(Records with drawing code)
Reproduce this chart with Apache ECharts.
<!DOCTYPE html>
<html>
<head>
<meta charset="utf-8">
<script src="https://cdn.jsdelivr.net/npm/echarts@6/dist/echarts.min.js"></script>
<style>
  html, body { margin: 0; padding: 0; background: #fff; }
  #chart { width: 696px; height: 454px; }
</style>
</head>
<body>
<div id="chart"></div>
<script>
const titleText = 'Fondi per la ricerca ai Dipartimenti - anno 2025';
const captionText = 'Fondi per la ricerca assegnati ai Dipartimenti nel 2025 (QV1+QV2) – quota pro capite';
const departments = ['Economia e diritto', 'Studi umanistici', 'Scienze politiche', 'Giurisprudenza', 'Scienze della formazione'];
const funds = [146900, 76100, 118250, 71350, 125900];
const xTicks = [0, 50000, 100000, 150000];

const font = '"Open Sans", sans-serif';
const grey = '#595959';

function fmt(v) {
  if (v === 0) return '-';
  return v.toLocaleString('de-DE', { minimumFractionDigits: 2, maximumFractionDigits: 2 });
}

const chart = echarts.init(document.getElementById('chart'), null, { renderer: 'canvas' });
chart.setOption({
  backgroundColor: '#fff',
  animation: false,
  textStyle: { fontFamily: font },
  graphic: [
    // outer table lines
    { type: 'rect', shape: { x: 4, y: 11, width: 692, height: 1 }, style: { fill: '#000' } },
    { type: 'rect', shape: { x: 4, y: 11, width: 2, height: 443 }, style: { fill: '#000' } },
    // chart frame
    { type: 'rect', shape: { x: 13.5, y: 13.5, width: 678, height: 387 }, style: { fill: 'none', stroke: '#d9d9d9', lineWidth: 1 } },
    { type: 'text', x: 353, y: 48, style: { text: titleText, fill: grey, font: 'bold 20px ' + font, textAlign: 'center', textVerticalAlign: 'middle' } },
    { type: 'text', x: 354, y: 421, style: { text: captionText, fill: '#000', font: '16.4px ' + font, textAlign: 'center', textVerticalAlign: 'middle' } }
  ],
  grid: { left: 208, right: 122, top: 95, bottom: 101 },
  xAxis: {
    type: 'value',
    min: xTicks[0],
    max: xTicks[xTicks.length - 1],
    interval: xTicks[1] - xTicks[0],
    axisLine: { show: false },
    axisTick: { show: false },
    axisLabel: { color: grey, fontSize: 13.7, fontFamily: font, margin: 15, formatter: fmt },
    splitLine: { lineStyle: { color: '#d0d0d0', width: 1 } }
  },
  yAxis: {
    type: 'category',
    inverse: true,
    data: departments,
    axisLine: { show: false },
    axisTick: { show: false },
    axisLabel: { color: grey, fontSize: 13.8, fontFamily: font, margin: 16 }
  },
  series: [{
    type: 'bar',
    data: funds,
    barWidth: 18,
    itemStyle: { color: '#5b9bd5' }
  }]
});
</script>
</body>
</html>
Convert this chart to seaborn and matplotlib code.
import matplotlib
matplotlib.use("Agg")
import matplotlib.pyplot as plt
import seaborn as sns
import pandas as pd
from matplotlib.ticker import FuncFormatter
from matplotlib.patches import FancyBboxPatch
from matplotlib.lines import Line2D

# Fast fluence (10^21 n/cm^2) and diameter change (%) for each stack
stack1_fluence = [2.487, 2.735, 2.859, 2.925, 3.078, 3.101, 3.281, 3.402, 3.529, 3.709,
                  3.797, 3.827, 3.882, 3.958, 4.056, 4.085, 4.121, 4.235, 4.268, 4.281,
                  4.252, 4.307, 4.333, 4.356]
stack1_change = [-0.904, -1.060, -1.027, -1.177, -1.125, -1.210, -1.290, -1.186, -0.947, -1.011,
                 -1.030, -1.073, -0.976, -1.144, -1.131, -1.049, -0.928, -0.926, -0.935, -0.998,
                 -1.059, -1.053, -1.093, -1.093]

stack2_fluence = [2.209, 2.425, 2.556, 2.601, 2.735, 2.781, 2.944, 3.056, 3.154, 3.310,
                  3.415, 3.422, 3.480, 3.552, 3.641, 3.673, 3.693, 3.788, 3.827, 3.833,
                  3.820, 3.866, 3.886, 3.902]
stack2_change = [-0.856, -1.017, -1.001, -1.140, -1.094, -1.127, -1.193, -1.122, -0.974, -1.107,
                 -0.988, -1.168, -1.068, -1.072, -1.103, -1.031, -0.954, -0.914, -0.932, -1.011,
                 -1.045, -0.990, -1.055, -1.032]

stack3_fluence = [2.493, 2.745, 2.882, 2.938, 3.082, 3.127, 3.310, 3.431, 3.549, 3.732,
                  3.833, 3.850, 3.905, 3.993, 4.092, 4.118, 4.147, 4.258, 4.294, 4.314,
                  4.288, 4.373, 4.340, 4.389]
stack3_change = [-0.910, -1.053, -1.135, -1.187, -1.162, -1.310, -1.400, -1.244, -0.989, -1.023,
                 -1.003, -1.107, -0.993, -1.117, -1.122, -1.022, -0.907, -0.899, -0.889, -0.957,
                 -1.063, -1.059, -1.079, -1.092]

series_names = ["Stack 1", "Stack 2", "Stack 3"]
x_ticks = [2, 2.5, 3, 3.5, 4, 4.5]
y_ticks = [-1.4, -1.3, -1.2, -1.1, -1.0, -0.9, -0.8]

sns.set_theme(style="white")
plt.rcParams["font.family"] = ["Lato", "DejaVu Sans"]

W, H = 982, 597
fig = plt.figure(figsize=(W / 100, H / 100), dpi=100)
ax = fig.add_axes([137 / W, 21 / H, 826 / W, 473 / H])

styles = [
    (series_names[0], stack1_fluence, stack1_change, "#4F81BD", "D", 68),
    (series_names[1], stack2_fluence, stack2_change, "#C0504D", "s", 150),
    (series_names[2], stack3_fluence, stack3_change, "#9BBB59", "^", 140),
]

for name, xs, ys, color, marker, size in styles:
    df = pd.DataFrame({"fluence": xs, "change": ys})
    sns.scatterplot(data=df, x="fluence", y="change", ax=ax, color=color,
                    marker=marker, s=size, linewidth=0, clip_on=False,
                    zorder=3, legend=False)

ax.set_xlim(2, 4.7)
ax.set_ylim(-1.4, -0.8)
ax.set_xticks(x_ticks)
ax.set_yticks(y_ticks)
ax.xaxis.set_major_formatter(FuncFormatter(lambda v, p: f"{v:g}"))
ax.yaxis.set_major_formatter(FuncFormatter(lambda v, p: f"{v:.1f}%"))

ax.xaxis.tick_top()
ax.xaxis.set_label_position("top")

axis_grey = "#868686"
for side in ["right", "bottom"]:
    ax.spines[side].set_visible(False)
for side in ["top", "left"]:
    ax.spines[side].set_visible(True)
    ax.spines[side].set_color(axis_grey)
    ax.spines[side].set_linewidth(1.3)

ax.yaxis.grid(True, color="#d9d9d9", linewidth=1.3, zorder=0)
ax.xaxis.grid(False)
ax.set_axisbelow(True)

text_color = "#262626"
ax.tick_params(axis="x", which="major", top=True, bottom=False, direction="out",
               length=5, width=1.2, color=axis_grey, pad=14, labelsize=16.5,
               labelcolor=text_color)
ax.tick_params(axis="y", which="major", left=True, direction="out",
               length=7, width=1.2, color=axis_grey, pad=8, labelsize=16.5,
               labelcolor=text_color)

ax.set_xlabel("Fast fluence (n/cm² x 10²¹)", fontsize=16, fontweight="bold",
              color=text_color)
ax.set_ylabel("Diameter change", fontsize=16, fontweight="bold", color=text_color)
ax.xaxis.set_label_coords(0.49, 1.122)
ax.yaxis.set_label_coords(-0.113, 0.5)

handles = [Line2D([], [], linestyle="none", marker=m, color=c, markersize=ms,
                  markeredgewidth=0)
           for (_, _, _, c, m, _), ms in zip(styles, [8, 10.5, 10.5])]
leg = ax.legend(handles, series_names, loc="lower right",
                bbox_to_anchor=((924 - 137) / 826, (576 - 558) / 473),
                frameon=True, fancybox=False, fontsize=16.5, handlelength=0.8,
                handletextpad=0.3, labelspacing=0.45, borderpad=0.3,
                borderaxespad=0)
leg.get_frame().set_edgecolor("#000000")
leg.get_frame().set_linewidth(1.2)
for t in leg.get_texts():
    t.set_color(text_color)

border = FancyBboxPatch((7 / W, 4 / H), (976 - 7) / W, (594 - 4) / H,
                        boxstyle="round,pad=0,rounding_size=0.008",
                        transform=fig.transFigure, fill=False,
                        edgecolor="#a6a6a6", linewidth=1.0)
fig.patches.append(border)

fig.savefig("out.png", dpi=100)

# Exercise goal
Return exactly the lines from the line that has "Convert this chart" to the line that has "from matplotlib.lines import Line2D", both of them included.

# Solution for this task
Convert this chart to seaborn and matplotlib code.
import matplotlib
matplotlib.use("Agg")
import matplotlib.pyplot as plt
import seaborn as sns
import pandas as pd
from matplotlib.ticker import FuncFormatter
from matplotlib.patches import FancyBboxPatch
from matplotlib.lines import Line2D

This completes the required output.